As Moyo argues in Winner Take All: China's Race for Resources and What it Means for the Rest of the World, the most significant crisis in coming decades will be the rise of acute resource scarcity and its impact on both individual lifestyles and global geopolitics.

In a world where finite — and in some cases dwindling — commodities face the rising demands of a new global middle class, conflict, she warns, could proliferate. Yet even if major wars are avoided, one country, thanks to a current commodity procurement binge, will hold a distinct geopolitical advantage.

"Of all the world's great powers," Moyo writes, "only one, China, has focused its economic and political strategy on anticipating the considerable challenges presented by a resource-scarce future."

Moyo, a Zambian-born economist, is best known for her 2009 book Dead Aid: Why Aid is Not Working and How There is Another Way For Africa. The controversial work argues that decades of development assistance to Africa have fostered dependency, abetted corruption, and ultimately stifled growth.

Winner Take All, her third book, is no less provocative — largely due to its gloomy vision of the future. According to Moyo, we are approaching an era when commodity prices will "skyrocket to permanently higher levels," and persistent resource shortfalls will "consign hundreds of millions of people to inescapable poverty."

As Moyo admits, alarm bells over resource scarcity are nothing new: as early as 1798, the English demographer and economist Thomas Malthus predicted a future of war and famine as population grew and food production remained finite — an argument that has largely been discredited due to technological advances.

According to Moyo, technology-driven gains in productivity have "delayed our day of reckoning." Yet, she writes, "It's far from clear that they will do so forever."

Whether or not her argument proves correct, one cannot fault Moyo for a lack of research. Though just 272 pages, Winner Take All is replete with illuminating facts and figures —including nuggets of information that keep the pages turning. Readers will learn:

• It takes 12,009 gallons of water to produce a pound of beef.

• Proven oil reserves, if extracted at current production levels, are enough to last just 46 more years.

•Global copper supply, by 2020, is projected to meet just over half of global copper demand.

Most remarkable, however, may be a fact that illuminates China's central role in Moyo's thesis. As she notes, the Chinese government plans to build 225 new cities of at least 1 million people by 2020 as part of a plan to streamline migration from the countryside.
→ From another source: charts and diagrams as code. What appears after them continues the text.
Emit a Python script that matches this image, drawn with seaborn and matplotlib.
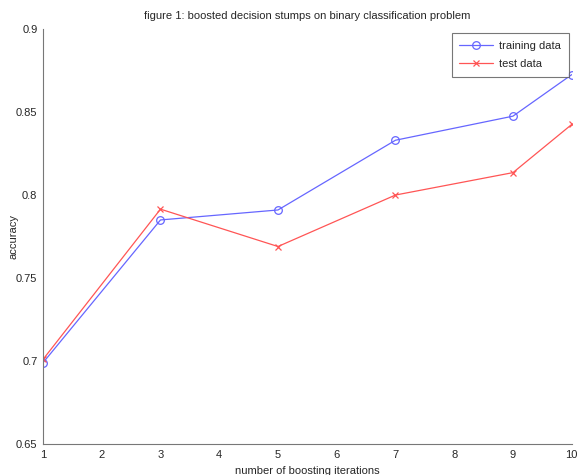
import matplotlib
matplotlib.use("Agg")
import matplotlib.pyplot as plt
import seaborn as sns
import pandas as pd

iterations = [1, 3, 5, 7, 9, 10]
train_acc = [0.699, 0.785, 0.791, 0.833, 0.8475, 0.8725]
test_acc = [0.701, 0.7915, 0.769, 0.800, 0.8135, 0.8425]
x_ticks = [1, 2, 3, 4, 5, 6, 7, 8, 9, 10]
y_ticks = [0.65, 0.7, 0.75, 0.8, 0.85, 0.9]
y_labels = ["0.65", "0.7", "0.75", "0.8", "0.85", "0.9"]

sns.set_style("white")
plt.rcParams['font.family'] = ['Liberation Sans', 'DejaVu Sans']

fig = plt.figure(figsize=(5.81, 4.75), dpi=100)
ax = fig.add_axes([0.074, 0.065, 0.910, 0.874])

df = pd.DataFrame({"it": iterations, "train": train_acc, "test": test_acc})
sns.lineplot(data=df, x="it", y="train", ax=ax, color="#6666ff", lw=0.9,
             marker="o", markersize=5.5, markerfacecolor="none",
             markeredgecolor="#6666ff", markeredgewidth=0.9, label="training data")
sns.lineplot(data=df, x="it", y="test", ax=ax, color="#ff5555", lw=0.9,
             marker="x", markersize=4.5, markeredgecolor="#ff5555",
             markeredgewidth=0.9, label="test data")

ax.set_xlim(1, 10)
ax.set_ylim(0.65, 0.9)
ax.set_xticks(x_ticks)
ax.set_xticklabels([str(t) for t in x_ticks], fontsize=8)
ax.set_yticks(y_ticks)
ax.set_yticklabels(y_labels, fontsize=8)
ax.tick_params(direction="in", length=4, width=0.8, color="#777777", pad=4)
for s in ["top", "right"]:
    ax.spines[s].set_visible(False)
for s in ["left", "bottom"]:
    ax.spines[s].set_color("#777777")
    ax.spines[s].set_linewidth(0.8)

ax.set_xlabel("number of boosting iterations", fontsize=8)
ax.set_ylabel("accuracy", fontsize=8)
ax.yaxis.set_label_coords(-0.047, 0.5)
ax.xaxis.set_label_coords(0.5, -0.052)
ax.set_title("figure 1: boosted decision stumps on binary classification problem",
             fontsize=8, pad=7)

leg = ax.legend(loc="upper right", bbox_to_anchor=(0.995, 0.99), fontsize=8,
                frameon=True, fancybox=False, edgecolor="#555555",
                borderaxespad=0.0, handlelength=3.0, handletextpad=0.6,
                borderpad=0.7, labelspacing=0.75)
leg.get_frame().set_linewidth(0.8)

fig.savefig("out.png", dpi=100)
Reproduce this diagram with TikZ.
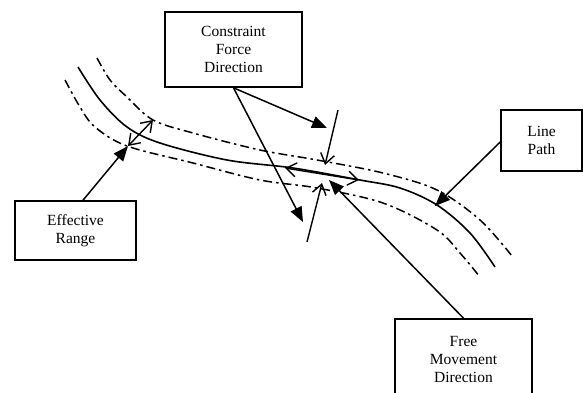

For the Chinese Communist Party, which bases its legitimacy on delivering continuous improvements in living standards, acquiring the goods needed to supply cars, refrigerators, and meat-heavy diets to its growing urban masses can be seen as a matter of survival.

As Moyo explains, China's leadership is well aware that revolution could erupt if the country's "billion indigent don't converge to the living standards of the roughly 300 million in the middle class who already enjoy Western economic standards of life."

Given its importance to the global commodities landscape, Moyo devotes multiple chapters to China's resource plays abroad — from mining investments in Australia to purchases of farmland and infrastructure for resource deals in Africa.

While some critics, particularly in the United States, have suggested this behavior amounts to a form of "new colonialism," Moyo insists that China is merely showing foresight in preparing for an era of commodity scarcity, when accumulated resources will likely equate to political and military power.

Policymakers in Washington, she argues — who tend to be too caught up in election cycles to focus on the long run — might well take note.

Whether the resource-scarce world Moyo envisions becomes reality is another matter. Thoroughly researched and alarmingly convincing, Winner Take All should serve as a warning of what might be in store down the road. But for the sake of future generations, we can only hope that Moyo, like Malthus two centuries before her, is off the mark.

Rosen is a freelance journalist focusing on sub-Saharan Africa and the global economy.